● Material
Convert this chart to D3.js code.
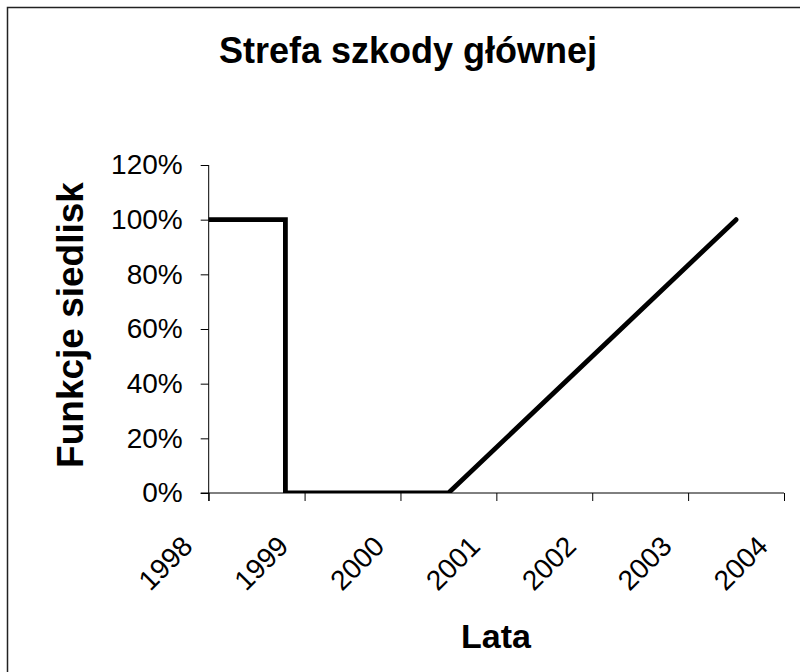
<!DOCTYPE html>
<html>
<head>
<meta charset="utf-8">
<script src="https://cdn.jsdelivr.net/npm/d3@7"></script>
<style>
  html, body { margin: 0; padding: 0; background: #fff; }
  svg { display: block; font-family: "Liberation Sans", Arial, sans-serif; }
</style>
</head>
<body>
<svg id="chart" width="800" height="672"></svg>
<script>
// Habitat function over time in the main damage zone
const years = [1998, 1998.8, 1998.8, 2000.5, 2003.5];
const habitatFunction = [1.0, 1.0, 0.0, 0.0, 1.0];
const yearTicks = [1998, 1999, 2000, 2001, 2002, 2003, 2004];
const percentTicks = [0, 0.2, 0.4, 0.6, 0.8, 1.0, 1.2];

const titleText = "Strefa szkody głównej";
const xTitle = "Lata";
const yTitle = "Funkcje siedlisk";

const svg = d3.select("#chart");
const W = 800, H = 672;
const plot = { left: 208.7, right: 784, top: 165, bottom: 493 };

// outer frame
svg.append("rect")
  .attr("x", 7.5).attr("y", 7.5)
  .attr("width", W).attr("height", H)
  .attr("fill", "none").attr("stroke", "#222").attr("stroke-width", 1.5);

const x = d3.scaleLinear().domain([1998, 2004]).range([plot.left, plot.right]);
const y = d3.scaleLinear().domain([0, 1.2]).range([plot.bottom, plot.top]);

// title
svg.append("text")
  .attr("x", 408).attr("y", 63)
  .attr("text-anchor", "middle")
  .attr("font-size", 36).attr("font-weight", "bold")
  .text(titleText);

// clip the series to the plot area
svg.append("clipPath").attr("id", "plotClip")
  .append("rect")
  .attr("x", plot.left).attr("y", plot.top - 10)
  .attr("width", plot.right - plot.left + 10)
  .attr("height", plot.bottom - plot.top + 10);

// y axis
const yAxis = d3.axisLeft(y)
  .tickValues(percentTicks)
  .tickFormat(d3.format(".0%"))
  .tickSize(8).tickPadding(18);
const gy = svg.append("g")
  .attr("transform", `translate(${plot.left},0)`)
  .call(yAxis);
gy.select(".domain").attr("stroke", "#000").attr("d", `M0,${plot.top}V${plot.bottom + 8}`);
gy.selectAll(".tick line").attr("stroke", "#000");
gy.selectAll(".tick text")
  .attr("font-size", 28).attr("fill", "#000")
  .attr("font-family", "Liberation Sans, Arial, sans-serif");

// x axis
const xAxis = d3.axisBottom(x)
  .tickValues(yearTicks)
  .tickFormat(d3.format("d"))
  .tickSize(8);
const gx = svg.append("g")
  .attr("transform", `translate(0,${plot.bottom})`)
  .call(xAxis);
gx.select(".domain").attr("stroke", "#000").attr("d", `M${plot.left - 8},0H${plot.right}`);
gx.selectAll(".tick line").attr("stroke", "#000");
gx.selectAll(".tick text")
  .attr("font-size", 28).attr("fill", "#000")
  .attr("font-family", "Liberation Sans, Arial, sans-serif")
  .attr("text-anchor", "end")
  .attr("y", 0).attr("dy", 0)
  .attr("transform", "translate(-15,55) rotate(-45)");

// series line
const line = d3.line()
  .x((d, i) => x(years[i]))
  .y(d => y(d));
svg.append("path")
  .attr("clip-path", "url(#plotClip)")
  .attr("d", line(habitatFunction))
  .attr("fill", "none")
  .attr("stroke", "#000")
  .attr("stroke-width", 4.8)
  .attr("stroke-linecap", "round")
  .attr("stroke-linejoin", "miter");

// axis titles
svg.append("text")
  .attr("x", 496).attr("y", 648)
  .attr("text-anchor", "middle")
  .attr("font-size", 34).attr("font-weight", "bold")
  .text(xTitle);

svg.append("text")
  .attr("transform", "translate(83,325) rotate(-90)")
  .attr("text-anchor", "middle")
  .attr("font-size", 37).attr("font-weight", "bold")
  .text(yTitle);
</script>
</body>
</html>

● Written exercise
Write out each line of the data exactly; the images should be left out.

● Result of the task
Convert this chart to D3.js code.
<!DOCTYPE html>
<html>
<head>
<meta charset="utf-8">
<script src="https://cdn.jsdelivr.net/npm/d3@7"></script>
<style>
  html, body { margin: 0; padding: 0; background: #fff; }
  svg { display: block; font-family: "Liberation Sans", Arial, sans-serif; }
</style>
</head>
<body>
<svg id="chart" width="800" height="672"></svg>
<script>
// Habitat function over time in the main damage zone
const years = [1998, 1998.8, 1998.8, 2000.5, 2003.5];
const habitatFunction = [1.0, 1.0, 0.0, 0.0, 1.0];
const yearTicks = [1998, 1999, 2000, 2001, 2002, 2003, 2004];
const percentTicks = [0, 0.2, 0.4, 0.6, 0.8, 1.0, 1.2];

const titleText = "Strefa szkody głównej";
const xTitle = "Lata";
const yTitle = "Funkcje siedlisk";

const svg = d3.select("#chart");
const W = 800, H = 672;
const plot = { left: 208.7, right: 784, top: 165, bottom: 493 };

// outer frame
svg.append("rect")
  .attr("x", 7.5).attr("y", 7.5)
  .attr("width", W).attr("height", H)
  .attr("fill", "none").attr("stroke", "#222").attr("stroke-width", 1.5);

const x = d3.scaleLinear().domain([1998, 2004]).range([plot.left, plot.right]);
const y = d3.scaleLinear().domain([0, 1.2]).range([plot.bottom, plot.top]);

// title
svg.append("text")
  .attr("x", 408).attr("y", 63)
  .attr("text-anchor", "middle")
  .attr("font-size", 36).attr("font-weight", "bold")
  .text(titleText);

// clip the series to the plot area
svg.append("clipPath").attr("id", "plotClip")
  .append("rect")
  .attr("x", plot.left).attr("y", plot.top - 10)
  .attr("width", plot.right - plot.left + 10)
  .attr("height", plot.bottom - plot.top + 10);

// y axis
const yAxis = d3.axisLeft(y)
  .tickValues(percentTicks)
  .tickFormat(d3.format(".0%"))
  .tickSize(8).tickPadding(18);
const gy = svg.append("g")
  .attr("transform", `translate(${plot.left},0)`)
  .call(yAxis);
gy.select(".domain").attr("stroke", "#000").attr("d", `M0,${plot.top}V${plot.bottom + 8}`);
gy.selectAll(".tick line").attr("stroke", "#000");
gy.selectAll(".tick text")
  .attr("font-size", 28).attr("fill", "#000")
  .attr("font-family", "Liberation Sans, Arial, sans-serif");

// x axis
const xAxis = d3.axisBottom(x)
  .tickValues(yearTicks)
  .tickFormat(d3.format("d"))
  .tickSize(8);
const gx = svg.append("g")
  .attr("transform", `translate(0,${plot.bottom})`)
  .call(xAxis);
gx.select(".domain").attr("stroke", "#000").attr("d", `M${plot.left - 8},0H${plot.right}`);
gx.selectAll(".tick line").attr("stroke", "#000");
gx.selectAll(".tick text")
  .attr("font-size", 28).attr("fill", "#000")
  .attr("font-family", "Liberation Sans, Arial, sans-serif")
  .attr("text-anchor", "end")
  .attr("y", 0).attr("dy", 0)
  .attr("transform", "translate(-15,55) rotate(-45)");

// series line
const line = d3.line()
  .x((d, i) => x(years[i]))
  .y(d => y(d));
svg.append("path")
  .attr("clip-path", "url(#plotClip)")
  .attr("d", line(habitatFunction))
  .attr("fill", "none")
  .attr("stroke", "#000")
  .attr("stroke-width", 4.8)
  .attr("stroke-linecap", "round")
  .attr("stroke-linejoin", "miter");

// axis titles
svg.append("text")
  .attr("x", 496).attr("y", 648)
  .attr("text-anchor", "middle")
  .attr("font-size", 34).attr("font-weight", "bold")
  .text(xTitle);

svg.append("text")
  .attr("transform", "translate(83,325) rotate(-90)")
  .attr("text-anchor", "middle")
  .attr("font-size", 37).attr("font-weight", "bold")
  .text(yTitle);
</script>
</body>
</html>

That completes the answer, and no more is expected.